Tori Avey’s Green Beans with Balsamic Date Reduction, Feta & Pinenuts

I think this recipe would be great for any number of upcoming holidays: Yom Kippur, Thanksgiving or Christmas. It can be made for a whole group or just for the two of you. I tried it out this week for just your typical dinnertime to see if it was worthy of a family gathering. I had half a bag of pitted dates leftover after making one of my favorite appetizers last week: Prosciutto Wrapped Stuffed Dates (see “Holiday Cooking for New Cooks: Time-Saving Tips, Tricks & Recipes” for the recipe).

When I blended the date and balsamic combination, I didn’t blend it long enough but I didn’t see that until I already poured it into the small saucepan. So blend for at least 1 1/2 minutes for a smooth sauce. I didn’t have delicate, french green beans just your average thicker ones so I skipped the sauté step and just poured the reduction over the salt and peppered, steamed beans. Although the sauce came out a little chunky it was sweet with a slight tang from the balsamic vinegar. I loved the salty nuts and feta and the combination of crunchy and smooth textures. I would make this for the holidays for sure and just make sure to blend longer.

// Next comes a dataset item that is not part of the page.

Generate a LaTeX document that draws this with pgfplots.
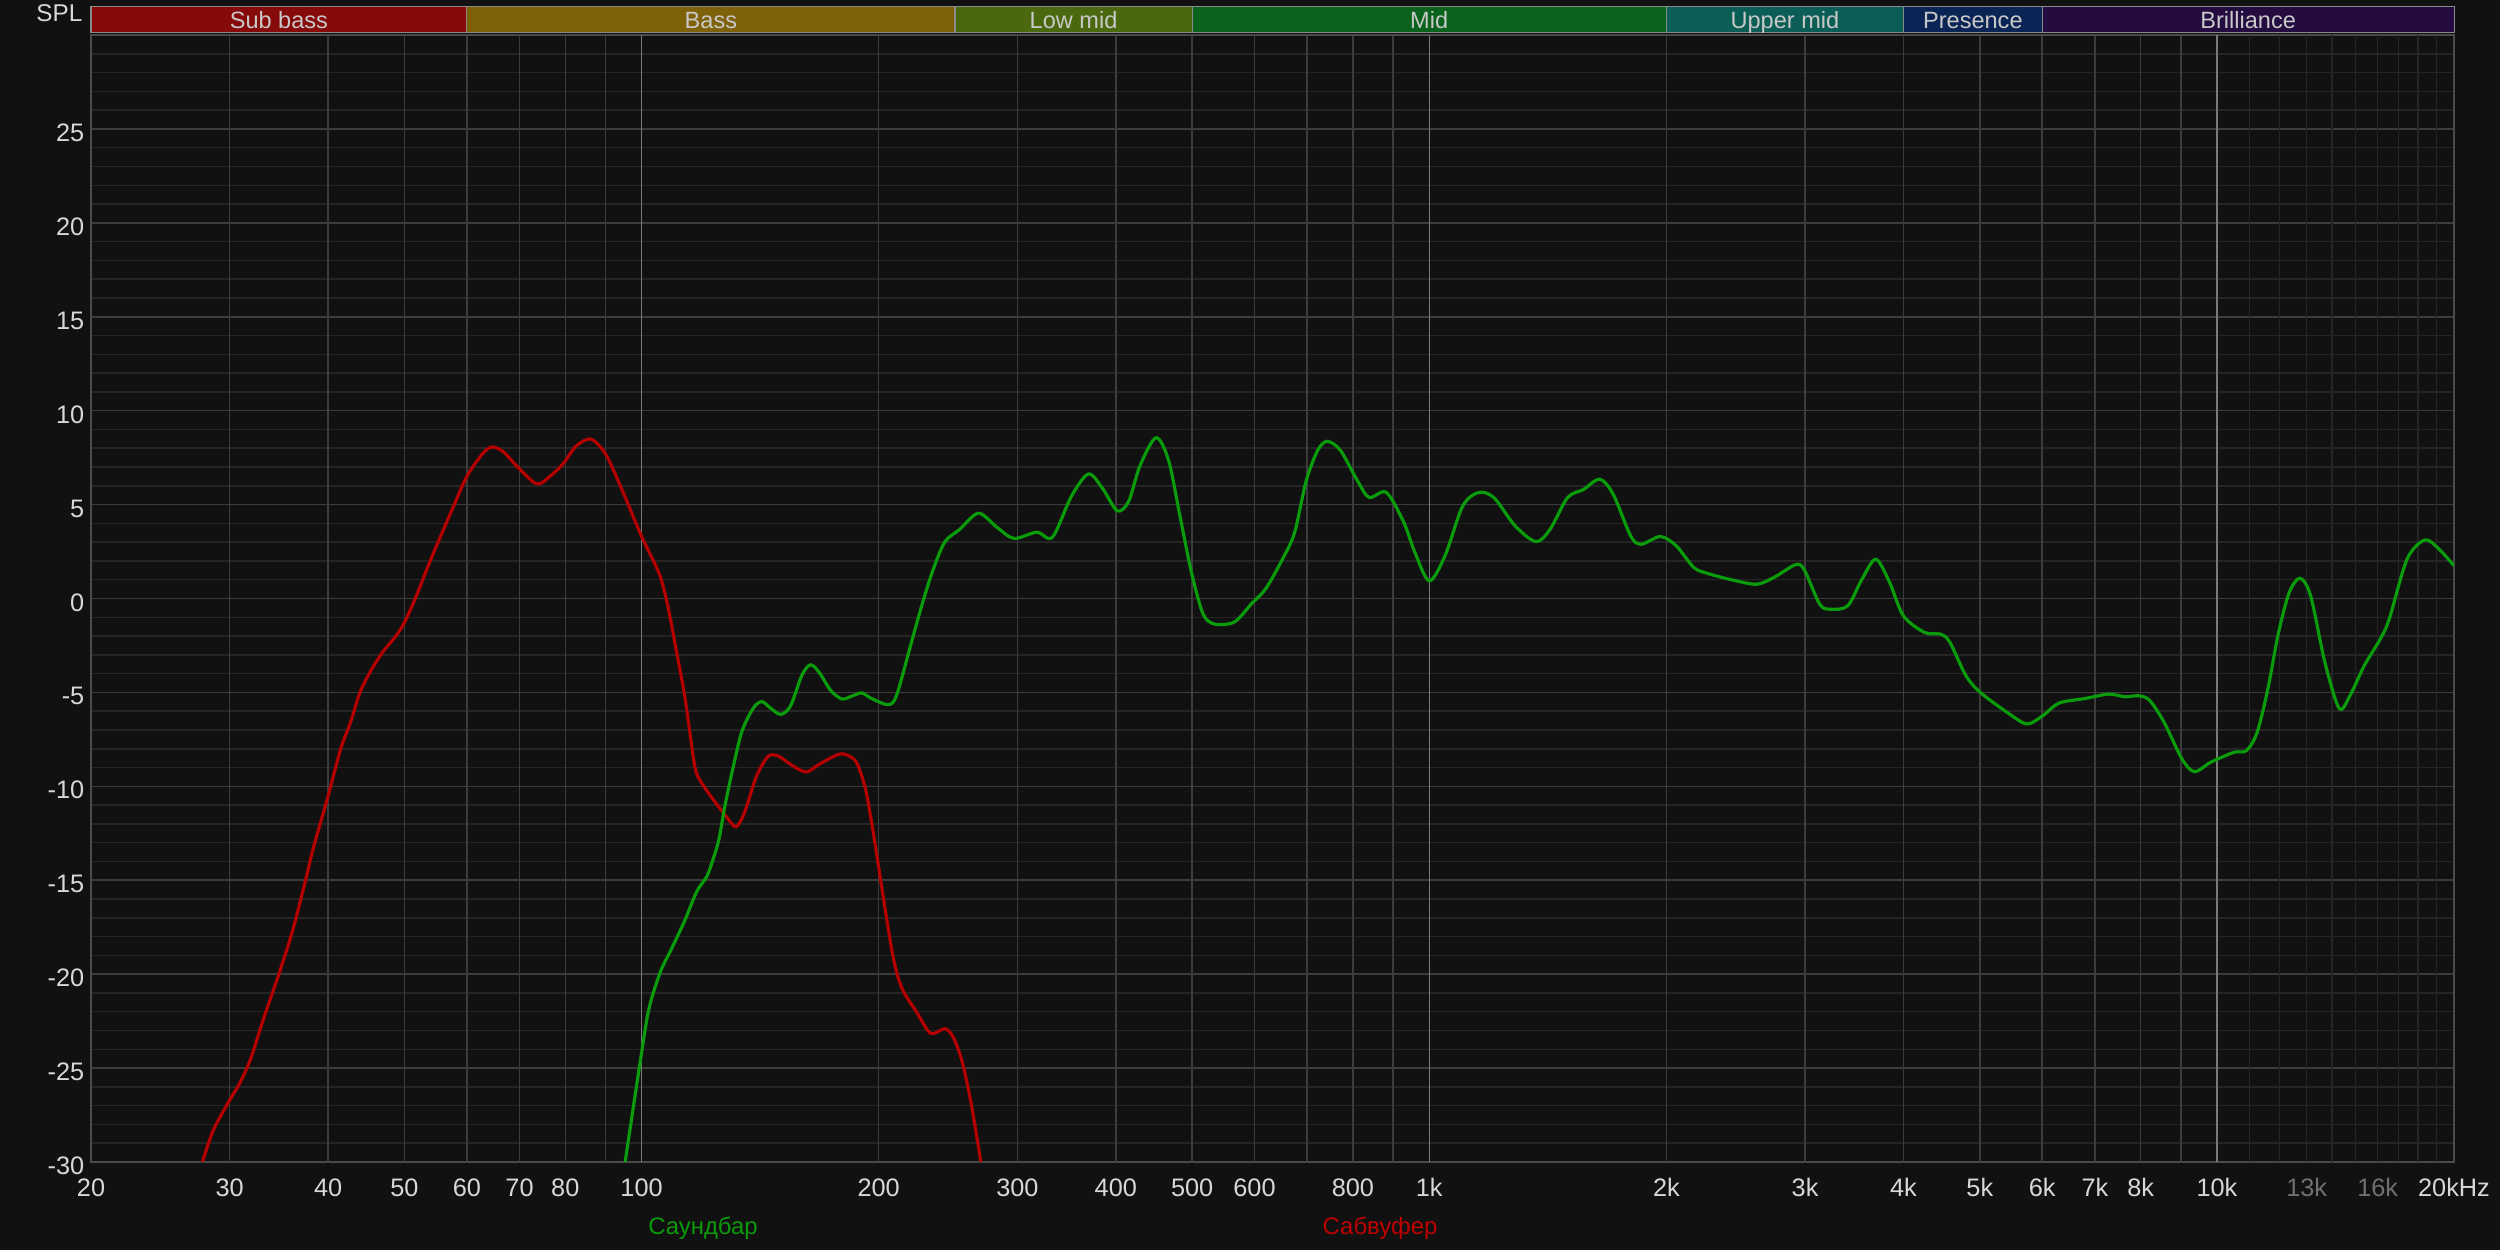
\documentclass[border=0pt]{standalone}
\usepackage{fontspec}
\setmainfont{Liberation Sans}
\usepackage{pgfplots}
\pgfplotsset{compat=1.18}
\definecolor{bg}{HTML}{111111}
\definecolor{gridmaj}{HTML}{3C3C3C}
\definecolor{gridmin}{HTML}{252525}
\definecolor{gridbright}{HTML}{7A7A7A}
\definecolor{framec}{HTML}{4A4A4A}
\definecolor{ticktxt}{HTML}{D8D8D8}
\definecolor{dimtxt}{HTML}{707070}
\definecolor{bandtxt}{HTML}{C8C8C8}
\definecolor{bandborder}{HTML}{8A8A8A}
\definecolor{redc}{HTML}{B40000}
\definecolor{greenc}{HTML}{0A9C0A}
\definecolor{redtxt}{HTML}{C00000}
\definecolor{greentxt}{HTML}{0A9A0A}
\definecolor{bSub}{HTML}{870A0A}
\definecolor{bBass}{HTML}{7F610A}
\definecolor{bLow}{HTML}{4A690E}
\definecolor{bMid}{HTML}{0B621C}
\definecolor{bUp}{HTML}{0B5E56}
\definecolor{bPres}{HTML}{0B2456}
\definecolor{bBril}{HTML}{240B40}
\begin{document}
\begin{tikzpicture}
\path[use as bounding box, fill=bg] (-0.91,-0.88) rectangle (24.09,11.62);
\begin{axis}[
  at={(0,0)}, anchor=south west,
  scale only axis, width=23.63cm, height=11.27cm,
  xmode=log, xmin=20, xmax=20000, ymin=-30, ymax=30,
  axis background/.style={fill=bg},
  axis line style={draw=framec, line width=0.6pt},
  major tick length=0pt, minor tick length=0pt,
  tick style={draw=none},
  xtick={20,30,40,50,60,70,80,100,200,300,400,500,600,800,1000,2000,3000,4000,5000,6000,7000,8000,10000,13000,16000,20000},
  xticklabels={20,30,40,50,60,70,80,100,200,300,400,500,600,800,1k,2k,3k,4k,5k,6k,7k,8k,10k,\textcolor{dimtxt}{13k},\textcolor{dimtxt}{16k},20kHz},
  ytick={-30,-25,...,30},
  yticklabels={-30,-25,-20,-15,-10,-5,0,5,10,15,20,25,{}},
  minor y tick num=4,
  ymajorgrids, yminorgrids,
  major grid style={draw=gridmaj, line width=0.43pt},
  minor grid style={draw=gridmin, line width=0.43pt},
  xticklabel style={font=\fontsize{7.2}{8}\selectfont, text=ticktxt, anchor=base, inner sep=0pt, yshift=-3.5mm},
  yticklabel style={font=\fontsize{7.2}{8}\selectfont, text=ticktxt, anchor=base east, inner sep=0pt, xshift=-0.6mm, yshift=-1.25mm},
]
\pgfplotsinvokeforeach{11000,12000,13000,14000,15000,16000,17000,18000,19000}{
  \addplot[draw=gridmin, line width=0.43pt, forget plot] coordinates {(#1,-30) (#1,30)};
}
\pgfplotsinvokeforeach{30,40,50,60,70,80,90,200,300,400,500,600,700,800,900,2000,3000,4000,5000,6000,7000,8000,9000}{
  \addplot[draw=gridmaj, line width=0.43pt, forget plot] coordinates {(#1,-30) (#1,30)};
}
\pgfplotsinvokeforeach{100,1000,10000}{
  \addplot[draw=gridbright, line width=0.43pt, forget plot] coordinates {(#1,-30) (#1,30)};
}
% Сабвуфер
\addplot[draw=redc, line width=0.9pt, smooth] coordinates {
(27.7,-30) (28.6,-28.3) (30,-26.7) (30.9,-25.8) (31.9,-24.5) (33.1,-22.4) (34.7,-19.9) (36.1,-17.6) (37.5,-14.9) (38.3,-13.3) (40,-10.5) (41.5,-8.0) (42.7,-6.6) (43.9,-5.0) (45.2,-3.93) (46.9,-2.86) (48.8,-1.98) (50,-1.27) (51.6,0) (53.6,1.75) (54.9,2.8) (57.7,4.9) (60,6.5) (62.8,7.7) (64.6,8.07) (66.8,7.8) (69.6,7.0) (73.6,6.1) (76.5,6.5) (79.6,7.2) (82.5,8.1) (85.9,8.5) (88.5,8.1) (90.8,7.4) (95.3,5.4) (100,3.3) (105.2,1.36) (107.8,-0.27) (110.6,-2.7) (113.4,-5.16) (115.3,-7.3) (117.2,-9.2) (120.2,-10.05) (124.3,-10.9) (128.6,-11.7) (131.8,-12.15) (135.1,-11.4) (139.8,-9.5) (144.6,-8.42) (148.8,-8.37) (154.6,-8.83) (161.6,-9.24) (168,-8.83) (176.8,-8.34) (181.2,-8.29) (187.3,-8.7) (192.2,-10.05) (195.5,-11.7) (198.8,-13.6) (203.9,-16.6) (209.1,-19.3) (214.3,-20.8) (223.3,-22.0) (232.8,-23.15) (242.7,-22.9) (249,-23.4) (255.4,-24.7) (262.1,-26.9) (269.6,-30)
};
% Саундбар
\addplot[draw=greenc, line width=0.9pt, smooth] coordinates {
(95.3,-30) (99.4,-24.9) (102.1,-21.9) (105.6,-19.9) (109,-18.7) (113.3,-17.2) (117.5,-15.6) (121,-14.8) (123.2,-13.9) (125.4,-12.8) (127.5,-11.1) (130.7,-8.97) (134.1,-7.07) (138.6,-5.84) (142.1,-5.49) (145.8,-5.84) (150.2,-6.17) (154.6,-5.71) (159.8,-4.08) (163.9,-3.53) (168.1,-3.94) (173.8,-4.89) (179.7,-5.35) (185.8,-5.16) (190.5,-5.03) (195.4,-5.3) (205.5,-5.65) (210.7,-5.16) (219.7,-2.45) (227.2,-0.27) (234.9,1.63) (242.9,3.04) (253.3,3.67) (267.7,4.54) (282.4,3.8) (296.9,3.2) (317.6,3.53) (332.3,3.26) (351.2,5.43) (369.3,6.63) (385.1,5.84) (401.5,4.67) (415.2,5.16) (429.3,7.07) (449.9,8.56) (466.8,7.34) (482.7,4.35) (499.2,1.36) (516.2,-0.82) (533.8,-1.36) (565.7,-1.25) (595,-0.27) (620.5,0.54) (652.5,2.17) (674.8,3.53) (697.7,6.25) (721.5,7.88) (742.3,8.37) (771.5,7.88) (811.2,6.25) (838.8,5.38) (882,5.65) (927.6,4.08) (958.9,2.45) (1000,0.94) (1047,2.27) (1102,4.9) (1154,5.64) (1208,5.37) (1285,3.87) (1366,3.03) (1424,3.69) (1498,5.37) (1569,5.8) (1646,6.35) (1712,5.55) (1802,3.33) (1858,2.89) (1966,3.3) (2059,2.8) (2167,1.65) (2258,1.33) (2424,0.99) (2603,0.76) (2739,1.12) (2914,1.79) (2990,1.56) (3131,-0.3) (3230,-0.57) (3398,-0.39) (3543,1.03) (3690,2.09) (3842,0.85) (3999,-0.92) (4255,-1.81) (4463,-1.9) (4582,-2.34) (4801,-4.11) (5006,-5.0) (5415,-6.06) (5735,-6.68) (6011,-6.24) (6300,-5.57) (6810,-5.32) (7290,-5.09) (7641,-5.23) (7967,-5.18) (8221,-5.44) (8571,-6.6) (9031,-8.55) (9367,-9.22) (9817,-8.72) (10508,-8.19) (10899,-8.1) (11246,-7.13) (11604,-4.82) (11973,-1.81) (12354,0.32) (12746,1.08) (13151,0.14) (13711,-3.4) (14295,-5.85) (14750,-5.18) (15380,-3.58) (16119,-2.16) (16546,-1.1) (17432,2.09) (18366,3.12) (19149,2.62) (20000,1.74)
};
\end{axis}
% frequency band bar
\foreach \a/\b/\c/\lbl in {0/3.758/bSub/Sub bass, 3.758/8.640/bBass/Bass, 8.640/11.011/bLow/Low mid, 11.011/15.753/bMid/Mid, 15.753/18.125/bUp/Upper mid, 18.125/19.512/bPres/Presence, 19.512/23.63/bBril/Brilliance}{
  \filldraw[fill=\c, draw=bandborder, line width=0.3pt] (\a,11.297) rectangle (\b,11.557);
  \node[anchor=base, inner sep=0pt, text=bandtxt, font=\fontsize{6.7}{7}\selectfont] at ({(\a+\b)/2},11.33) {\lbl};
}
\node[anchor=base east, inner sep=0pt, text=ticktxt, font=\fontsize{6.9}{7}\selectfont] at (-0.08,11.40) {SPL};
% legend
\node[anchor=base, inner sep=0pt, text=greentxt, font=\fontsize{6.8}{7}\selectfont] at (6.12,-0.73) {Саундбар};
\node[anchor=base, inner sep=0pt, text=redtxt, font=\fontsize{6.8}{7}\selectfont] at (12.89,-0.73) {Сабвуфер};
\end{tikzpicture}
\end{document}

Green Beans with Balsamic Date Reduction, Feta and Pine Nuts

Recipe By: Tori Avey

Serves: 8 side servings
Total Time: 30 Minutes

Ingredients:

  • 1 lb young, thin green beans (if using larger beans, see note at the end of the recipe)
  • 3/4 cup warm water
  • 1/2 cup pitted dates
  • 1/2 cup balsamic vinegar
  • 1/3 cup crumbled feta cheese
  • 1/4 cup toasted pinenuts (or sub toasted sunflower seeds)
  • 2 Tbsp olive oil
  • Salt and pepper

Directions:

1. Soak dates in warm water for about 10 minutes to soften. In a blender, combine the dates, water, balsamic vinegar and a pinch of salt. Blend until smooth. (About 1 1/2-2 minutes)

2. In a small saucepan, bring the mixture to a gentle boil, then reduce heat to low. Simmer on low until sauce is reduced and thickened, stirring frequently. It should be thick, darker but still easy to drizzle, about 8-10 minutes.

3. In a mixing bowl, toss the green beans with the olive oil, salt and pepper to taste. Heat a nonstick skillet over medium high heat. Pour the olive oil-coated seasoned green beans into the skillet and sauté for 6-8 minutes, or until tender-crisp.

4. Toss beans with half of the feta and half of the pine nuts, then transfer to your serving dish. Drizzle with reduction and top with remaining feta and pine nuts.

NOTE: make sure you use young, thin green beans, which cook faster and produce tastier results. If you only have larger green beans on hand, steam them till tender and season with salt and pepper, toss them with feta and pine nuts, then drizzle with sauce (skip the sauté step).